Friday, June 5, 2015

51 Lincoln Brings Latin Heat to Suburbs

Amidst the tranquil streets and shops that make up Newton Highlands lies a forward-thinking restaurant that is known for producing bold flavors and inventive, Latin-influenced dishes. 51 Lincoln, the brainchild of chef/owner Jeffrey Fournier, has been a longtime staple of local residents, several of whom stroll into the bar on a busy Saturday evening and are warmly greeted by affable bartenders who whip up stiff, well balanced cocktails. Fournier, who grew up in a French-Armenian home, isn’t afraid to take risks in the kitchen, some of which succeed, while others do not.
The restaurant is divided into two floors, the upstairs section more lively (and noisy, making conversation somewhat challenging) while the more intimate lower level presents the polar opposite challenge – it is so quiet, that you may very well hear that proverbial pindrop and thereby be afraid to raise your voice for fear of being considered too loud. Fournier’s funky, abstract artwork of his own creation adorns the walls, a harbinger of the eclectic cuisine to come.
 A house special appetizer of Spanish mackerel ceviche with green papaya and Georgia pea hummus ($12) hits all the right marks, the fish beautifully seasoned, the ceviche less soupy than more traditional versions (intended to be a compliment), while the vibrant green pea hummus adds visual appeal. The dish garners universal praise across the table. Just about equally as good is a generous slab of creamy, melt-in-your-mouth chicken liver pate (a steal at $6), although more than 2 thin crostini pieces are required for spreading.

 Other starters falter to different degrees. A baked to order skillet cornbread with jalapeno jam ($4) sounde intriguing, only to be ruined by the bread being overcooked, while the jalapeno jam is more jalapeno than jam, which results in a slightly off-putting texture (soggy jalapenos atop dried out bread = meh). And while Fournier’s signature pan seared watermelon steak with pea hummus, charred spring onion, radish salad and French feta ($12) sounds fascinating, the dish’s execution is poor and the overall concept lost on me. While the sear on the two watermelon slices does transform its look into something resembling pieces of steak, the texture is akin to biting into a fatty piece of meat while the watermelon flavor itself virtually disappears (I doubt that is the kitchen’s intent). Also, the pea hummus, which worked so well with the mackerel ceviche, here is carelessly splattered across the plate (and adds little flavor to boot), as if someone sneezed between the 2 watermelon slices. While I applaud Fournier’s innovative approach to the fruit, it is unfortunately our least favorite dish of the evening.

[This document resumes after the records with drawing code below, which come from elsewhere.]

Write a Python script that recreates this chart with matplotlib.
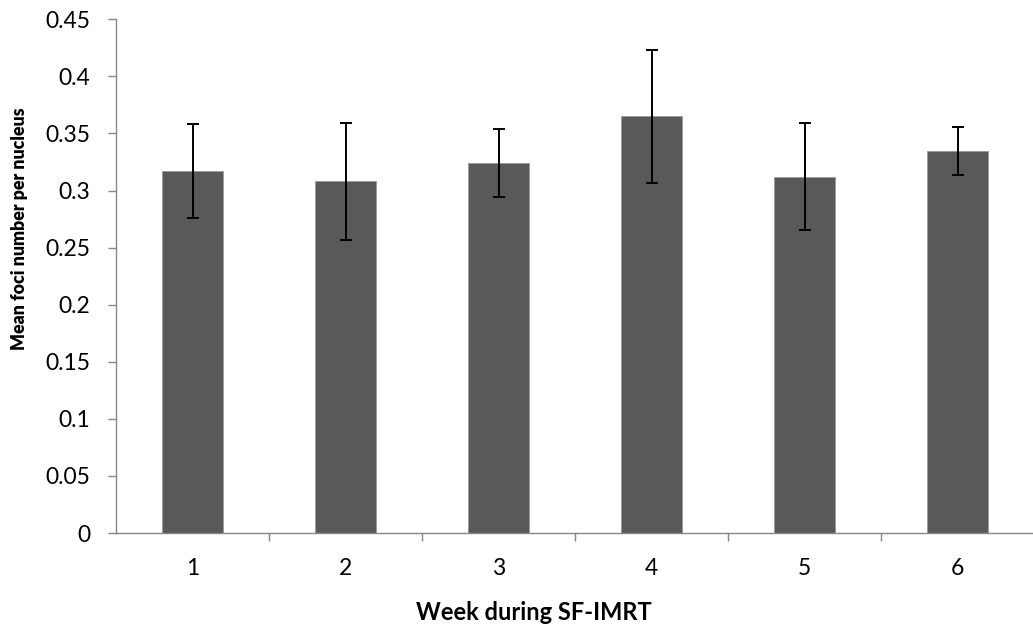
import matplotlib
matplotlib.use("Agg")
import matplotlib.pyplot as plt
import numpy as np

# Mean foci per nucleus for each week of treatment, with error bars
weeks = ["1", "2", "3", "4", "5", "6"]
mean_foci = [0.317, 0.308, 0.324, 0.365, 0.312, 0.335]
foci_err = [0.041, 0.051, 0.030, 0.058, 0.047, 0.021]
y_ticks = [0, 0.05, 0.1, 0.15, 0.2, 0.25, 0.3, 0.35, 0.4, 0.45]
y_tick_labels = ["0", "0.05", "0.1", "0.15", "0.2", "0.25", "0.3", "0.35", "0.4", "0.45"]

W, H = 1033, 627
fig = plt.figure(figsize=(W / 100, H / 100), dpi=100)
plt.rcParams["font.family"] = ["Lato", "DejaVu Sans"]

ax_left, ax_right = 116.3, 1034.0
ax_top, ax_bottom = 19.3, 533.0
ax = fig.add_axes([ax_left / W, 1 - ax_bottom / H,
                   (ax_right - ax_left) / W, (ax_bottom - ax_top) / H])

axis_gray = "#868686"
x = np.arange(len(weeks))
ax.bar(x, mean_foci, width=0.4, color="#595959", edgecolor="#9a9a9a",
       linewidth=0.6, zorder=2)
ax.errorbar(x, mean_foci, yerr=foci_err, fmt="none", ecolor="black",
            elinewidth=1.4, capsize=4.2, capthick=1.4, zorder=3)

ax.set_xlim(-0.5, len(weeks) - 0.5)
ax.set_ylim(0, 0.45)

for s in ["top", "right"]:
    ax.spines[s].set_visible(False)
for s in ["left", "bottom"]:
    ax.spines[s].set_color(axis_gray)
    ax.spines[s].set_linewidth(1.0)

ax.set_yticks(y_ticks)
ax.set_yticklabels(y_tick_labels)
ax.tick_params(axis="y", direction="out", length=5.8, width=1.0,
               color=axis_gray, pad=13, labelsize=16.5, labelcolor="black")

# Category labels centred under bars; tick marks at the category boundaries
ax.set_xticks(x)
ax.set_xticklabels(weeks)
ax.set_xticks(np.arange(0.5, len(weeks) - 0.5, 1.0), minor=True)
ax.tick_params(axis="x", which="major", length=0, pad=18, labelsize=16.5,
               labelcolor="black")
ax.tick_params(axis="x", which="minor", direction="out", length=5.8,
               width=1.0, color=axis_gray)

fig.text(19.5 / W, 1 - 229 / H, "Mean foci number per nucleus",
         rotation=90, ha="center", va="center", fontsize=12.8,
         fontweight="heavy")
fig.text(533.5 / W, 1 - 620 / H, "Week during SF-IMRT", ha="center",
         va="baseline", fontsize=17, fontweight="bold")

fig.savefig("out.png", dpi=100)
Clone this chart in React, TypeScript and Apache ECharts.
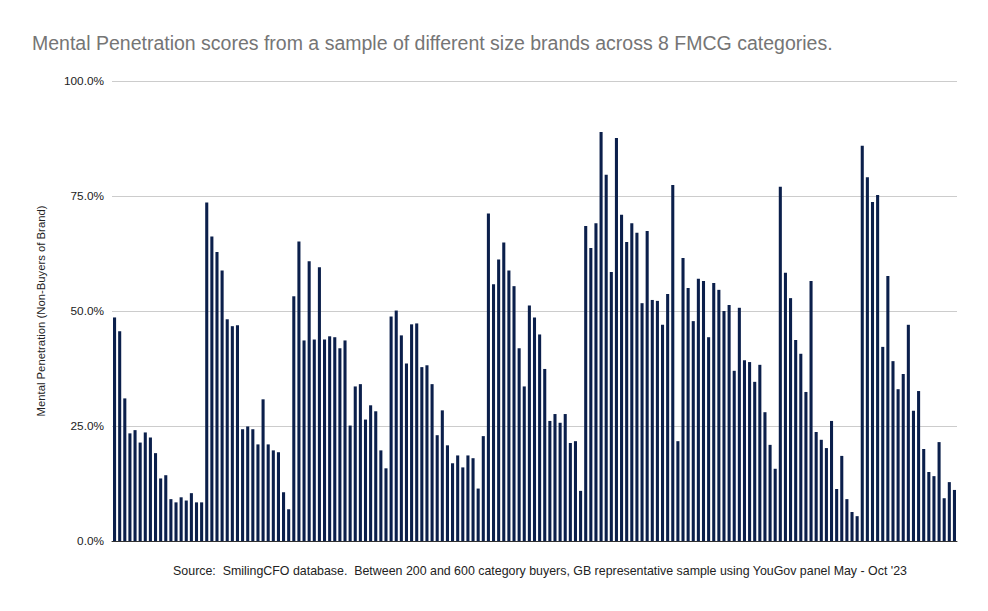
import React, { useEffect, useRef } from "react";
import * as echarts from "echarts";

const TITLE =
  "Mental Penetration scores from a sample of different size brands across 8 FMCG categories.";
const SOURCE =
  "Source:  SmilingCFO database.  Between 200 and 600 category buyers, GB representative sample using YouGov panel May - Oct '23";
const Y_NAME = "Mental Penetration (Non-Buyers of Brand)";

// Mental penetration (%) for each brand, in chart order
const values: number[] = [
  48.6, 45.6, 31.0, 23.4, 24.1, 21.4, 23.6, 22.5, 19.1, 13.6,
  14.3, 9.1, 8.4, 9.5, 8.8, 10.4, 8.4, 8.4, 73.6, 66.2,
  62.8, 58.8, 48.2, 46.7, 46.9, 24.3, 24.9, 24.3, 21.0, 30.8,
  21.0, 19.7, 19.3, 10.6, 6.9, 53.2, 65.1, 43.6, 60.8, 43.8,
  59.5, 43.8, 44.5, 44.3, 41.9, 43.6, 25.1, 33.6, 34.1, 26.4,
  29.5, 28.2, 19.7, 15.8, 48.8, 50.1, 44.7, 38.6, 47.1, 47.3,
  37.8, 38.2, 34.1, 23.0, 28.4, 20.8, 16.9, 18.6, 16.0, 18.6,
  18.0, 11.4, 22.8, 71.2, 55.8, 61.2, 64.9, 58.8, 55.4, 41.9,
  33.6, 51.2, 48.6, 44.9, 37.4, 26.1, 27.6, 25.7, 27.6, 21.3,
  21.7, 10.9, 68.5, 63.7, 69.1, 88.9, 79.6, 58.5, 87.6, 70.9,
  65.0, 69.1, 67.0, 51.7, 67.4, 52.4, 52.2, 47.0, 53.7, 77.4,
  21.7, 61.5, 55.0, 47.8, 57.0, 56.5, 44.3, 56.1, 54.6, 50.0,
  51.3, 37.0, 50.7, 39.3, 38.9, 34.6, 38.3, 28.0, 20.9, 15.7,
  77.0, 58.3, 52.8, 43.7, 40.7, 32.4, 56.5, 23.7, 22.0, 20.2,
  26.1, 11.3, 18.5, 9.1, 6.3, 5.4, 85.9, 79.1, 73.7, 75.2,
  42.2, 57.6, 39.1, 33.0, 36.3, 47.0, 28.3, 32.6, 20.0, 15.0,
  14.1, 21.5, 9.3, 12.8, 11.1,
];

const categories: string[] = values.map((_, i) => `Brand ${i + 1}`);

const FONT = "'Liberation Sans', Arial, sans-serif";

export default function App() {
  const ref = useRef<HTMLDivElement>(null);

  useEffect(() => {
    if (!ref.current) return;
    const chart = echarts.init(ref.current, undefined, { renderer: "svg" });
    chart.setOption({
      animation: false,
      backgroundColor: "#ffffff",
      textStyle: { fontFamily: FONT },
      title: {
        text: TITLE,
        left: 32,
        top: 33,
        padding: 0,
        textStyle: {
          fontFamily: FONT,
          fontSize: 19.5,
          fontWeight: "normal",
          color: "#757575",
        },
      },
      graphic: [
        {
          type: "text",
          x: 540,
          y: 571,
          style: {
            text: SOURCE,
            fontFamily: FONT,
            fontSize: 12.4,
            fill: "#222222",
            align: "center",
            verticalAlign: "middle",
          },
        },
      ],
      grid: { left: 112, right: 31, top: 81, bottom: 70, containLabel: false },
      xAxis: {
        type: "category",
        data: categories,
        axisLine: { show: true, lineStyle: { color: "#333333", width: 1 } },
        axisTick: { show: false },
        axisLabel: { show: false },
        splitLine: { show: false },
      },
      yAxis: {
        type: "value",
        min: 0,
        max: 100,
        interval: 25,
        name: Y_NAME,
        nameLocation: "middle",
        nameGap: 66,
        nameRotate: 90,
        nameTextStyle: { fontFamily: FONT, fontSize: 11.3, color: "#222222" },
        axisLine: { show: false },
        axisTick: { show: false },
        axisLabel: {
          formatter: (v: number) => `${v.toFixed(1)}%`,
          fontFamily: FONT,
          fontSize: 11.8,
          color: "#222222",
          margin: 8,
        },
        splitLine: { lineStyle: { color: "#cccccc", width: 1 } },
      },
      series: [
        {
          type: "bar",
          data: values,
          barCategoryGap: "40%",
          itemStyle: { color: "#0b1f4b" },
        },
      ],
    });
    return () => chart.dispose();
  }, []);

  return (
    <div
      ref={ref}
      style={{ position: "absolute", left: 0, top: 0, width: 988, height: 611 }}
    />
  );
}
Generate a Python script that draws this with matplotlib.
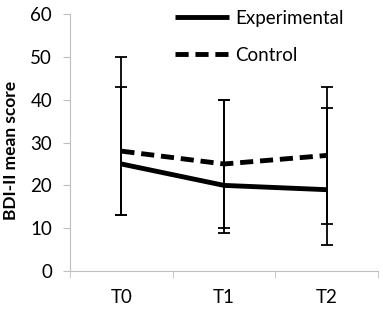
import matplotlib.pyplot as plt

times = ['T0', 'T1', 'T2']
experimental = [25, 20, 19]
exp_err_low = [12, 11, 13]
exp_err_high = [25, 20, 19]
control = [28, 25, 27]
ctrl_err = [15, 15, 16]

plt.rcParams['font.family'] = ['Lato', 'DejaVu Sans']

fig = plt.figure(figsize=(3.83, 3.13), dpi=100)
ax = fig.add_axes([0.183, 0.134, 0.804, 0.821])

x = list(range(len(times)))
ax.errorbar(x, control, yerr=ctrl_err, fmt='none', ecolor='black',
            elinewidth=1.3, capsize=4, capthick=1.3)
ax.errorbar(x, experimental, yerr=[exp_err_low, exp_err_high], fmt='none',
            ecolor='black', elinewidth=1.3, capsize=4, capthick=1.3)
ax.plot(x, experimental, color='black', lw=3.5, solid_capstyle='butt',
        label='Experimental')
ax.plot(x, control, color='black', lw=3.5, ls=(0, (2.7, 1.4)),
        label='Control')

ax.set_xlim(-0.5, 2.5)
ax.set_ylim(0, 60)
ax.set_yticks(range(0, 61, 10))
ax.set_xticks(x)
ax.set_xticklabels(times)
ax.set_xticks([-0.5, 0.5, 1.5, 2.5], minor=True)
ax.tick_params(axis='x', which='major', length=0, pad=13, labelsize=13.5)
ax.tick_params(axis='x', which='minor', length=5, color='#bfbfbf')
ax.tick_params(axis='y', length=5, color='#bfbfbf', labelsize=13.5, pad=8)
for s in ['top', 'right']:
    ax.spines[s].set_visible(False)
for s in ['left', 'bottom']:
    ax.spines[s].set_color('#bfbfbf')
ax.set_ylabel('BDI-II mean score', fontsize=12.5, fontweight='bold')
ax.yaxis.set_label_coords(-0.165, 0.47)

fig.legend(loc='upper left', bbox_to_anchor=(175 / 383, 1 - 10 / 313),
           frameon=False, fontsize=13.5, handlelength=2.9, labelspacing=1.05,
           handletextpad=0.3, borderpad=0, borderaxespad=0)

fig.savefig('out.png', dpi=100)
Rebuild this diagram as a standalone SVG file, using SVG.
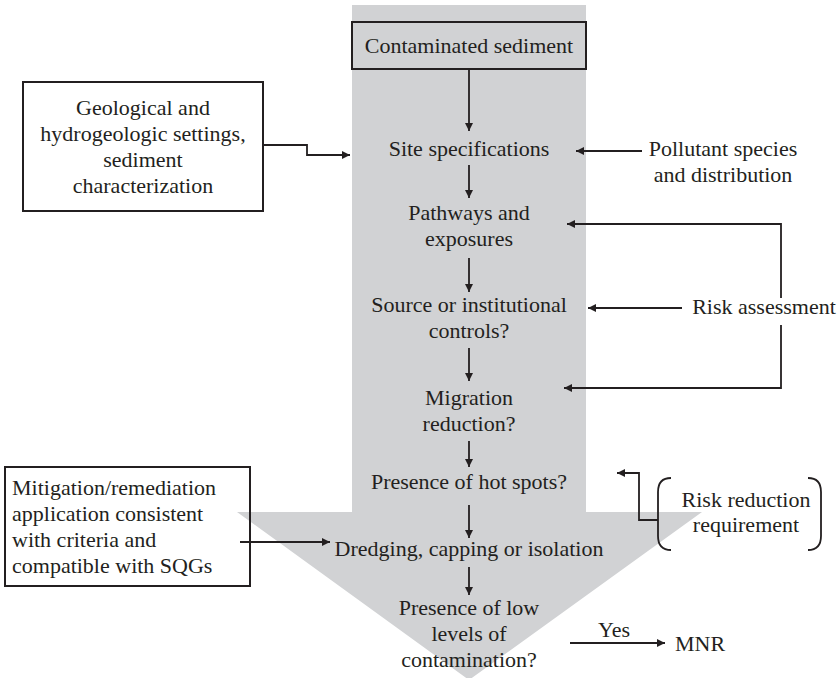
<svg xmlns="http://www.w3.org/2000/svg" width="838" height="678" viewBox="0 0 838 678">
  <defs>
    <marker id="ah" viewBox="0 0 10 10" refX="10" refY="5" markerWidth="10" markerHeight="8" markerUnits="userSpaceOnUse" orient="auto">
      <path d="M0,0 L10,5 L0,10 z" fill="#231f20"/>
    </marker>
    <style>
      text { font-family: "Liberation Serif", "Times New Roman", serif; font-size: 22px; fill: #231f20; }
      .c { text-anchor: middle; }
      .box { fill: none; stroke: #231f20; stroke-width: 2; }
      .ln { fill: none; stroke: #231f20; stroke-width: 1.8; }
      .arr { fill: none; stroke: #231f20; stroke-width: 1.8; marker-end: url(#ah); }
    </style>
  </defs>

  <!-- large grey process arrow -->
  <path id="flow-arrow" d="M352,5 L586,5 L586,512 L702,512 L469,680 L237,512 L352,512 z" fill="#d1d2d4"/>

  <g id="contaminated-sediment">
    <rect x="352" y="22" width="234" height="47" fill="#d1d2d4" stroke="#231f20" stroke-width="2"/>
    <text class="c" x="469" y="53">Contaminated sediment</text>
  </g>

  <g id="geological-settings">
    <rect class="box" x="23" y="82" width="240" height="129"/>
    <text class="c" x="143" y="115">Geological and</text>
    <text class="c" x="143" y="141">hydrogeologic settings,</text>
    <text class="c" x="143" y="167">sediment</text>
    <text class="c" x="143" y="193">characterization</text>
  </g>

  <g id="site-specifications">
    <text class="c" x="469" y="156">Site specifications</text>
  </g>

  <g id="pollutant-species">
    <text class="c" x="723" y="156">Pollutant species</text>
    <text class="c" x="723" y="182">and distribution</text>
  </g>

  <g id="pathways">
    <text class="c" x="469" y="220">Pathways and</text>
    <text class="c" x="469" y="246">exposures</text>
  </g>

  <g id="source-controls">
    <text class="c" x="469" y="312">Source or institutional</text>
    <text class="c" x="469" y="338">controls?</text>
  </g>

  <g id="risk-assessment">
    <text class="c" x="764" y="314">Risk assessment</text>
  </g>

  <g id="migration-reduction">
    <text class="c" x="469" y="405">Migration</text>
    <text class="c" x="469" y="431">reduction?</text>
  </g>

  <g id="hot-spots">
    <text class="c" x="469" y="489">Presence of hot spots?</text>
  </g>

  <g id="risk-reduction">
    <path class="ln" d="M671,478 Q658,478 658,492 L658,536 Q658,550 671,550"/>
    <path class="ln" d="M808,478 Q821,478 821,492 L821,536 Q821,550 808,550"/>
    <text class="c" x="746" y="507">Risk reduction</text>
    <text class="c" x="746" y="532">requirement</text>
  </g>

  <g id="mitigation">
    <rect class="box" x="5" y="467" width="245" height="119"/>
    <text x="12" y="495">Mitigation/remediation</text>
    <text x="12" y="521">application consistent</text>
    <text x="12" y="547">with criteria and</text>
    <text x="12" y="573">compatible with SQGs</text>
  </g>

  <g id="dredging">
    <text class="c" x="469" y="556">Dredging, capping or isolation</text>
  </g>

  <g id="low-levels">
    <text class="c" x="469" y="615">Presence of low</text>
    <text class="c" x="469" y="641">levels of</text>
    <text class="c" x="469" y="667">contamination?</text>
  </g>

  <g id="mnr">
    <text x="675" y="651">MNR</text>
  </g>

  <g id="connectors">
    <line class="arr" x1="469" y1="69" x2="469" y2="131"/>
    <line class="arr" x1="469" y1="165" x2="469" y2="198"/>
    <line class="arr" x1="469" y1="258" x2="469" y2="292"/>
    <line class="arr" x1="469" y1="348" x2="469" y2="381"/>
    <line class="arr" x1="469" y1="441" x2="469" y2="467"/>
    <line class="arr" x1="469" y1="505" x2="469" y2="538"/>
    <line class="arr" x1="469" y1="567" x2="469" y2="595"/>

    <polyline class="arr" points="263,145 307,145 307,155 350,155"/>
    <line class="arr" x1="642" y1="151" x2="576" y2="151"/>
    <polyline class="arr" points="781,298 781,224 567,224"/>
    <line class="arr" x1="682" y1="308" x2="588" y2="308"/>
    <polyline class="arr" points="781,325 781,388 564,388"/>
    <polyline class="arr" points="658,520 639,520 639,473 617,473"/>
    <line class="arr" x1="240" y1="542" x2="330" y2="542"/>
    <line class="arr" x1="570" y1="643" x2="665" y2="643"/>
    <text class="c" x="614" y="637">Yes</text>
  </g>
</svg>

 Entrees are on the whole very strong, starting with Chef’s Famous rigatoni Bolognese ($14 for an appetizer, $28 for an entrée), an enormous portion of piping hot pasta tubes with nicely seasoned meat sauce consisting of veal and pork. A beautifully plated whole roasted bronzino ($29), usually a relatively bland white fish, here is elevated by tabbuleh salad, blistered cherry tomatoes, and tahini vinaigrette. It is lovely to look at (even as its eyes peer out at you) and devour. A special of crispy soft shell crab ($16 for appetizer, $32 for entrée) is, however, disappointing, given that its coating is more soft than crispy, while the crab itself is woefully underseasoned. A glaring omission from the dish is a dipping sauce that almost any crab would come jumping out of its shell begging for, especially since this version is paired with redundantly textured johnny cakes.

 Dessert is satisfying in the form a moist, chocolate tres leches cake ($8) served atop vanilla sauce (the accompanying espresso-pecan soil is barely discernible, but no matter).

 A small, yet interesting selection of cocktails is worth your time, particularly the Fresas Del Gaucho, a refreshing, spicy concoction consisting of tequila, lemon, strawberry puree, elderflower liquer, honey, and habanero (be sure, however, to ask for the Bartender’s Special, as the bartender, upon inquiring about my tolerance for heat, inserted several chilies into my initial drink, rendering my lips numb). The restaurant’s wine list has a surprisingly limited variety of options available by the glass, but a 2012 Michal & David Syrah produced out of California ($11) is light and pairs quite nicely with the hearty rigatoni. For such a Latin-influenced restaurant, wine bottles – which seem marked up much too high here - surprisingly nod more towards Napa, although there are some selections hailing from Spain and Latin America.

 Service is satisfactory, our waitress pleasant and attentive enough, although deferring to the maître d’ when fielding questions on the restaurant’s bourbon selection.

 As we’re departing for evening, one of those engaging bartenders thanks us for our patronage and asks us to join them again. And given Fournier’s experimentation in the kitchen, it’s easy to see why regulars continue to flow into his establishment years after its much heralded opening. Fournier’s dishes frequently swing for the fences, and more often times than not they make contact, so it’s easier to forgive the swings and misses. The quiet, cozy confines of Newton Highlands, after all, demand some spicing up every now and then.